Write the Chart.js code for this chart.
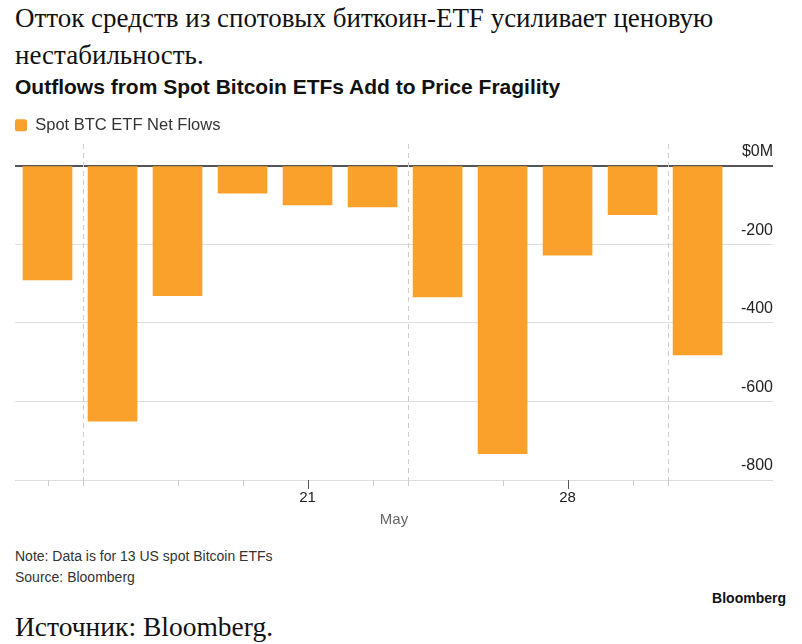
<!DOCTYPE html>
<html>
<head>
<meta charset="utf-8">
<script src="https://cdn.jsdelivr.net/npm/chart.js@4/dist/chart.umd.min.js"></script>
<style>
  body { margin: 0; background: #fff; width: 802px; height: 644px; position: relative; overflow: hidden; }
  .serif { font-family: "Liberation Serif", "DejaVu Serif", serif; color: #111; position: absolute; left: 15px; }
  .sans { font-family: "Liberation Sans", Arial, sans-serif; position: absolute; }
  #head { top: 0px; font-size: 27px; line-height: 37px; width: 785px; }
  #title { top: 75px; left: 15px; font-size: 21px; font-weight: bold; color: #111; }
  #note { top: 546px; left: 15px; font-size: 14px; line-height: 21px; color: #333; }
  #brand { top: 590px; right: 16px; font-size: 14px; font-weight: bold; color: #111; }
  #src { top: 611px; font-size: 27.5px; }
  #wrap { position: absolute; top: 105px; left: 0; width: 802px; height: 430px; }
</style>
</head>
<body>
<div id="head" class="serif">Отток средств из спотовых биткоин-ETF усиливает ценовую нестабильность.</div>
<div id="title" class="sans">Outflows from Spot Bitcoin ETFs Add to Price Fragility</div>
<div id="wrap"><canvas id="flowsChart"></canvas></div>
<div id="note" class="sans">Note: Data is for 13 US spot Bitcoin ETFs<br>Source: Bloomberg</div>
<div id="brand" class="sans">Bloomberg</div>
<div id="src" class="serif">Источник: Bloomberg.</div>

<script>
// daily net flows, $M
const netFlows = [-291, -650, -331, -70, -100, -105, -334, -733, -228, -125, -482];
const tickLabels = ['', '', '', '', '21', '', '', '', '28', '', ''];
const yTicks = [0, -200, -400, -600, -800];
// day ticks and week separators (bar index positions)
const dayTicks = [0, 2, 3, 4, 5, 7, 8, 9];
const weekStarts = [0.55, 5.55, 9.55];

const orange = '#F9A12A';

const weekMarks = {
    id: 'weekMarks',
    beforeInit(chart) {
        // fixed legend height so the plot starts lower
        const fit = chart.legend.fit;
        chart.legend.fit = function () {
            fit.call(this);
            this.height = 27;
        };
    },
    beforeDatasetsDraw(chart) {
        const {ctx, chartArea, scales: {x}} = chart;
        ctx.save();
        ctx.lineWidth = 1;
        ctx.strokeStyle = '#cccccc';
        ctx.setLineDash([5, 4]);
        weekStarts.forEach(v => {
            const px = Math.round(x.getPixelForValue(v)) + 0.5;
            ctx.beginPath();
            ctx.moveTo(px, chartArea.top);
            ctx.lineTo(px, chartArea.bottom);
            ctx.stroke();
        });
        ctx.setLineDash([]);
        weekStarts.concat(dayTicks).forEach(v => {
            const major = tickLabels[v] ? true : false;
            const px = Math.round(x.getPixelForValue(v)) + 0.5;
            ctx.strokeStyle = major ? '#555555' : '#cccccc';
            ctx.beginPath();
            ctx.moveTo(px, chartArea.bottom);
            ctx.lineTo(px, chartArea.bottom + (major ? 9 : 6));
            ctx.stroke();
        });
        ctx.restore();
    }
};

function drawChart() {
    const ctx = document.getElementById('flowsChart').getContext('2d');
    new Chart(ctx, {
        type: 'bar',
        data: {
            datasets: [{
                label: 'Spot BTC ETF Net Flows',
                data: netFlows.map((v, i) => ({x: i, y: v})),
                backgroundColor: orange,
                borderWidth: 0,
                barThickness: 49
            }]
        },
        options: {
            responsive: true,
            maintainAspectRatio: false,
            animation: false,
            layout: {
                padding: {left: 15, right: 29, top: 12, bottom: 0}
            },
            scales: {
                x: {
                    type: 'linear',
                    offset: false,
                    bounds: 'data',
                    min: -0.5,
                    max: 11.16,
                    afterBuildTicks: (scale) => {
                        scale.ticks = tickLabels
                            .map((t, i) => ({value: i, label: t}))
                            .filter(t => t.label);
                    },
                    ticks: {
                        padding: 9,
                        color: '#222',
                        font: {family: 'Liberation Sans', size: 15},
                        callback: (v) => tickLabels[v]
                    },
                    grid: {display: false, drawTicks: false},
                    border: {display: false},
                    title: {
                        display: true,
                        text: 'May',
                        color: '#666',
                        font: {family: 'Liberation Sans', size: 15},
                        padding: {top: -5, bottom: 6}
                    }
                },
                y: {
                    position: 'right',
                    min: -800,
                    max: 55,
                    afterBuildTicks: (scale) => {
                        scale.ticks = yTicks.map(v => ({value: v}));
                    },
                    ticks: {
                        mirror: true,
                        padding: 0,
                        labelOffset: -14,
                        color: '#222',
                        font: {family: 'Liberation Sans', size: 16},
                        callback: (v) => v === 0 ? '$0M' : v
                    },
                    grid: {
                        drawTicks: false,
                        color: (c) => c.tick && c.tick.value === 0 ? '#555555' : '#dedede',
                        lineWidth: (c) => c.tick && c.tick.value === 0 ? 2 : 1
                    },
                    border: {display: false}
                }
            },
            plugins: {
                legend: {
                    align: 'start',
                    labels: {
                        boxWidth: 12,
                        boxHeight: 12,
                        useBorderRadius: true,
                        borderRadius: 2,
                        color: '#333',
                        padding: 0,
                        font: {family: 'Liberation Sans', size: 16.5}
                    }
                },
                tooltip: {
                    enabled: false
                }
            }
        },
        plugins: [weekMarks]
    });
}
drawChart();
</script>
</body>
</html>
※
What the exercise asks = Make an exact copy of the whole listing, but don't bring over any pictures.

Written response =
Write the Chart.js code for this chart.
<!DOCTYPE html>
<html>
<head>
<meta charset="utf-8">
<script src="https://cdn.jsdelivr.net/npm/chart.js@4/dist/chart.umd.min.js"></script>
<style>
  body { margin: 0; background: #fff; width: 802px; height: 644px; position: relative; overflow: hidden; }
  .serif { font-family: "Liberation Serif", "DejaVu Serif", serif; color: #111; position: absolute; left: 15px; }
  .sans { font-family: "Liberation Sans", Arial, sans-serif; position: absolute; }
  #head { top: 0px; font-size: 27px; line-height: 37px; width: 785px; }
  #title { top: 75px; left: 15px; font-size: 21px; font-weight: bold; color: #111; }
  #note { top: 546px; left: 15px; font-size: 14px; line-height: 21px; color: #333; }
  #brand { top: 590px; right: 16px; font-size: 14px; font-weight: bold; color: #111; }
  #src { top: 611px; font-size: 27.5px; }
  #wrap { position: absolute; top: 105px; left: 0; width: 802px; height: 430px; }
</style>
</head>
<body>
<div id="head" class="serif">Отток средств из спотовых биткоин-ETF усиливает ценовую нестабильность.</div>
<div id="title" class="sans">Outflows from Spot Bitcoin ETFs Add to Price Fragility</div>
<div id="wrap"><canvas id="flowsChart"></canvas></div>
<div id="note" class="sans">Note: Data is for 13 US spot Bitcoin ETFs<br>Source: Bloomberg</div>
<div id="brand" class="sans">Bloomberg</div>
<div id="src" class="serif">Источник: Bloomberg.</div>

<script>
// daily net flows, $M
const netFlows = [-291, -650, -331, -70, -100, -105, -334, -733, -228, -125, -482];
const tickLabels = ['', '', '', '', '21', '', '', '', '28', '', ''];
const yTicks = [0, -200, -400, -600, -800];
// day ticks and week separators (bar index positions)
const dayTicks = [0, 2, 3, 4, 5, 7, 8, 9];
const weekStarts = [0.55, 5.55, 9.55];

const orange = '#F9A12A';

const weekMarks = {
    id: 'weekMarks',
    beforeInit(chart) {
        // fixed legend height so the plot starts lower
        const fit = chart.legend.fit;
        chart.legend.fit = function () {
            fit.call(this);
            this.height = 27;
        };
    },
    beforeDatasetsDraw(chart) {
        const {ctx, chartArea, scales: {x}} = chart;
        ctx.save();
        ctx.lineWidth = 1;
        ctx.strokeStyle = '#cccccc';
        ctx.setLineDash([5, 4]);
        weekStarts.forEach(v => {
            const px = Math.round(x.getPixelForValue(v)) + 0.5;
            ctx.beginPath();
            ctx.moveTo(px, chartArea.top);
            ctx.lineTo(px, chartArea.bottom);
            ctx.stroke();
        });
        ctx.setLineDash([]);
        weekStarts.concat(dayTicks).forEach(v => {
            const major = tickLabels[v] ? true : false;
            const px = Math.round(x.getPixelForValue(v)) + 0.5;
            ctx.strokeStyle = major ? '#555555' : '#cccccc';
            ctx.beginPath();
            ctx.moveTo(px, chartArea.bottom);
            ctx.lineTo(px, chartArea.bottom + (major ? 9 : 6));
            ctx.stroke();
        });
        ctx.restore();
    }
};

function drawChart() {
    const ctx = document.getElementById('flowsChart').getContext('2d');
    new Chart(ctx, {
        type: 'bar',
        data: {
            datasets: [{
                label: 'Spot BTC ETF Net Flows',
                data: netFlows.map((v, i) => ({x: i, y: v})),
                backgroundColor: orange,
                borderWidth: 0,
                barThickness: 49
            }]
        },
        options: {
            responsive: true,
            maintainAspectRatio: false,
            animation: false,
            layout: {
                padding: {left: 15, right: 29, top: 12, bottom: 0}
            },
            scales: {
                x: {
                    type: 'linear',
                    offset: false,
                    bounds: 'data',
                    min: -0.5,
                    max: 11.16,
                    afterBuildTicks: (scale) => {
                        scale.ticks = tickLabels
                            .map((t, i) => ({value: i, label: t}))
                            .filter(t => t.label);
                    },
                    ticks: {
                        padding: 9,
                        color: '#222',
                        font: {family: 'Liberation Sans', size: 15},
                        callback: (v) => tickLabels[v]
                    },
                    grid: {display: false, drawTicks: false},
                    border: {display: false},
                    title: {
                        display: true,
                        text: 'May',
                        color: '#666',
                        font: {family: 'Liberation Sans', size: 15},
                        padding: {top: -5, bottom: 6}
                    }
                },
                y: {
                    position: 'right',
                    min: -800,
                    max: 55,
                    afterBuildTicks: (scale) => {
                        scale.ticks = yTicks.map(v => ({value: v}));
                    },
                    ticks: {
                        mirror: true,
                        padding: 0,
                        labelOffset: -14,
                        color: '#222',
                        font: {family: 'Liberation Sans', size: 16},
                        callback: (v) => v === 0 ? '$0M' : v
                    },
                    grid: {
                        drawTicks: false,
                        color: (c) => c.tick && c.tick.value === 0 ? '#555555' : '#dedede',
                        lineWidth: (c) => c.tick && c.tick.value === 0 ? 2 : 1
                    },
                    border: {display: false}
                }
            },
            plugins: {
                legend: {
                    align: 'start',
                    labels: {
                        boxWidth: 12,
                        boxHeight: 12,
                        useBorderRadius: true,
                        borderRadius: 2,
                        color: '#333',
                        padding: 0,
                        font: {family: 'Liberation Sans', size: 16.5}
                    }
                },
                tooltip: {
                    enabled: false
                }
            }
        },
        plugins: [weekMarks]
    });
}
drawChart();
</script>
</body>
</html>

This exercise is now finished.